"Константин Ваншенкин. Москвичи " - читать интересную книгу автора

- Помоги, солдат!
Тот посмотрел с удивлением и побежал дальше, - на бровях и щеках его
налип песок.
Петров с непостижимой быстротой, выгнувшись, перетянул за спиной по
ремню (мешал хлястик!) кобуру на левую сторону и выстрелил в воздух из ТТ, с
левой руки.
Солдат проникся, вернулся, расстегнул ему крючок и отвел немного в тыл.
А кровь все текла.
Он плелся, опираясь на солдата, и запоминал все: каждый кустик, каждую
былинку.
Потом встретились свои солдаты, и среди них тот, что делил вчера в
блиндаже хлеб. Петров не сразу узнал его. Они говорили ему о чем-то очень
важном, но он не мог понять, - лишь потом, в санбате, он, услышав это снова,
вспомнит, что уже знает обо всем.
Они перевязали его, отрыли неглубокий окопчик от осколков, и он лежал в
нем на спине, глядя "а остывающее небо. Его бил озноб, зубы стучали
невыносимо.
В темноте появилась первая санитарная повозка. Санитары ходили и
спрашивали раненых, какого они полка. Он был из другого, но попросил:
"Ребята, возьмите меня, мне очень худо!" - и они положили его в темноте на
повозку, на других стонущих раненых.
В санбате, где было много своих, он перед эвакуацией в тыл узнал, что
убиты парторг Казарычев и земляк - старшина с Арбата, и вспомнил, о чем ему
говорили солдаты. Но и здесь, сквозь полузабытье, известие об их смерти не
поразило его, ведь он мог погибнуть и сам.
И еще он услышал, что немцев погнали хорошо, наступление разрастается.
В госпитале он снова начал рисовать.
Сперва, когда рука долго не разрабатывалась, сказал себе горько: "Ну
вот, дождался". И, едва зашевелились пальцы, обрадовался несказанно, сунул в
них карандаш, повел линию. Двинулось дело быстро, и вскоре он уже мог
рисовать в блокноте, жадно набрасывать по памяти фронтовые сценки: рытье
окопов, дележка хлеба, чистка оружия. И еще - атака на рассвете, перелесок
вдали и деревенька на взгорке. Этот, последний сюжет он повторял множество
раз, и все ему было далеко до того, сделанного в вечернем блиндаже наброска.
Он изображал и госпитальную жизнь: обед в палате, получение письма из
дома, врачебный обход.
Он стал в госпитале популярным человеком.

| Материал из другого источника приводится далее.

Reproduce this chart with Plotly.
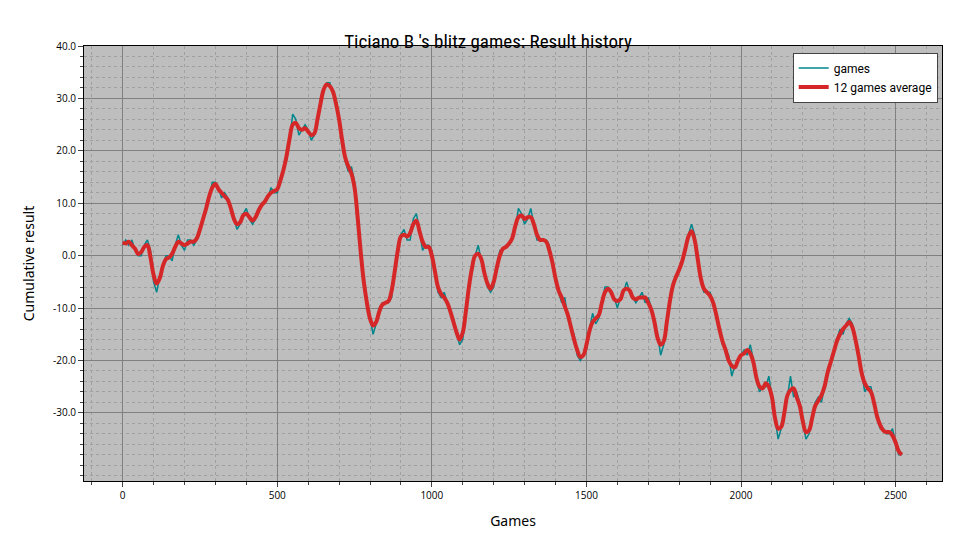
import pandas as pd
import plotly.graph_objects as go

# cumulative result, one value per 10 games
step = 10
result = [
    2, 3, 2, 3, 1, 0, 0, 2, 3, 1, -5, -7, -4, -2, 0, 0, -1, 2, 4, 2,
    1, 3, 3, 2, 3, 5, 7, 9, 11, 14, 14, 13, 11, 12, 11, 9, 7, 5, 6, 8,
    9, 7, 6, 7, 9, 10, 10, 11, 13, 12, 12, 14, 17, 18, 22, 27, 26, 23, 24, 25,
    24, 22, 23, 25, 30, 32, 33, 33, 31, 30, 26, 22, 18, 16, 17, 14, 8, 0, -6, -9,
    -12, -15, -13, -10, -9, -9, -9, -8, -3, 2, 4, 5, 3, 3, 7, 8, 5, 1, 2, 2,
    1, -3, -7, -8, -7, -9, -11, -12, -15, -17, -16, -11, -5, -2, 0, 2, -1, -3, -6, -7,
    -6, -2, 1, 1, 2, 2, 3, 5, 9, 8, 6, 7, 9, 6, 3, 3, 3, 3, 2, -2,
    -4, -7, -9, -8, -12, -14, -15, -19, -20, -19, -18, -14, -11, -13, -12, -9, -6, -6, -7, -8,
    -10, -8, -7, -5, -7, -8, -9, -8, -7, -9, -8, -10, -13, -15, -19, -17, -13, -8, -5, -4,
    -3, -1, 1, 4, 6, 4, -1, -5, -7, -7, -7, -9, -11, -14, -17, -18, -19, -23, -21, -20,
    -19, -18, -19, -17, -20, -24, -26, -25, -25, -23, -27, -31, -35, -33, -30, -27, -23, -27, -26, -28,
    -32, -35, -34, -31, -28, -27, -28, -25, -22, -20, -19, -16, -14, -15, -13, -12, -13, -16, -19, -22,
    -26, -25, -25, -28, -31, -33, -33, -34, -34, -33, -36, -38, -38,
]
games = [i * step for i in range(len(result))]
y_ticks = [-30, -20, -10, 0, 10, 20, 30, 40]

avg = pd.Series(result).rolling(3, center=True, min_periods=1).mean()

fig = go.Figure()
fig.add_trace(go.Scatter(x=games, y=result, mode="lines", name="games",
                         line=dict(color="#00868b", width=1.5)))
fig.add_trace(go.Scatter(x=games, y=avg, mode="lines", name="12 games average",
                         line=dict(color="#d62728", width=4, shape="spline")))

axis_common = dict(showline=True, linecolor="black", mirror=True, ticks="outside",
                   gridcolor="#808080", gridwidth=1, zeroline=False, automargin=False,
                   tickfont=dict(size=10, color="black"))
fig.update_layout(
    width=960, height=540,
    paper_bgcolor="white", plot_bgcolor="#bebebe",
    margin=dict(l=76, r=26, t=38, b=67),
    title=dict(text="Ticiano B 's blitz games: Result history", x=0.5, y=0.95,
               font=dict(family="Liberation Sans Narrow, Roboto Condensed, Roboto", size=19, color="black")),
    xaxis=dict(axis_common, range=[-125, 2650], tickvals=[0, 500, 1000, 1500, 2000, 2500],
               title=dict(text="Games", font=dict(family="Noto Sans", size=14, color="black")),
               minor=dict(dtick=100, ticks="outside", showgrid=True, gridcolor="#a0a0a0", griddash="dot")),
    yaxis=dict(axis_common, range=[-43, 40], tickvals=y_ticks,
               ticktext=[f"{v:.1f}" for v in y_ticks],
               title=dict(text="Cumulative result", font=dict(family="Noto Sans", size=14, color="black")),
               minor=dict(dtick=2, ticks="outside", showgrid=True, gridcolor="#a0a0a0", griddash="dot")),
    legend=dict(x=0.995, y=0.985, xanchor="right", yanchor="top", bgcolor="white",
                bordercolor="#444", borderwidth=1,
                font=dict(family="Liberation Sans Narrow, Roboto", size=12, color="black")),
)
fig.write_html("out.html")
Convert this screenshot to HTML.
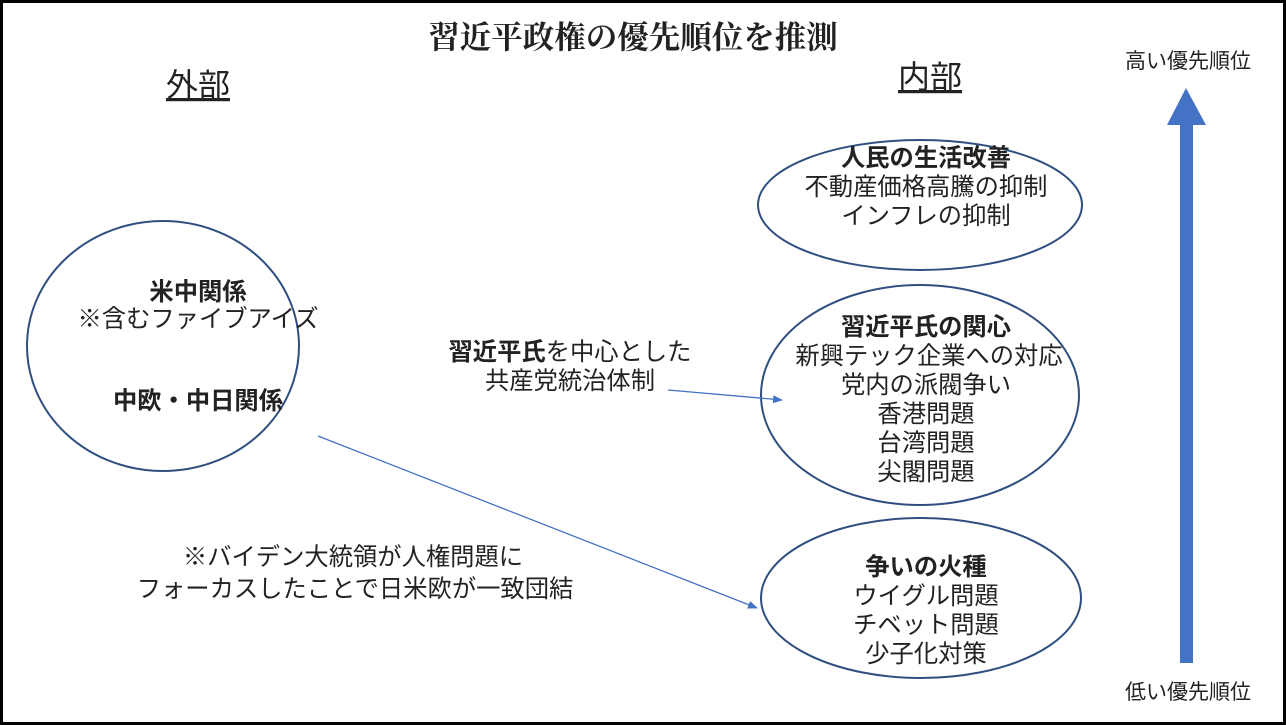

На списанных, в неотмываемых
пятнах крови и тем не менее всякий раз с трудом отбиваемых у начсклада
простынях он писал сухой кистью портреты маршалов.
Вернувшись, он опять поступил в свой институт и благополучно окончил
его. Двумя годами позже воротился и Витя. Он так и прошел всю войну без
единой царапины. Теперь они опять были вместе. Учились, потом сами
преподавали, потом работали - каждый в своей мастерской.
И чем дальше отходила война, тем пристальнее стали вглядываться люди в
те годы, в свою юность, в свою молодость, в лица тогда живых еще друзей. И,
как многие былые части и соединения, их дивизия тоже организовала встречу
ветеранов. Пришли и Петров с Куликовым. Вокруг были постаревшие,
растроганные, но незнакомые им люди. Однако они знали других людей, которых
знал и Петров. Оживали безнадежно потонувшие в памяти названия сел и
деревень, вызывая реальнейшие, до подробностей зримые картины и лица.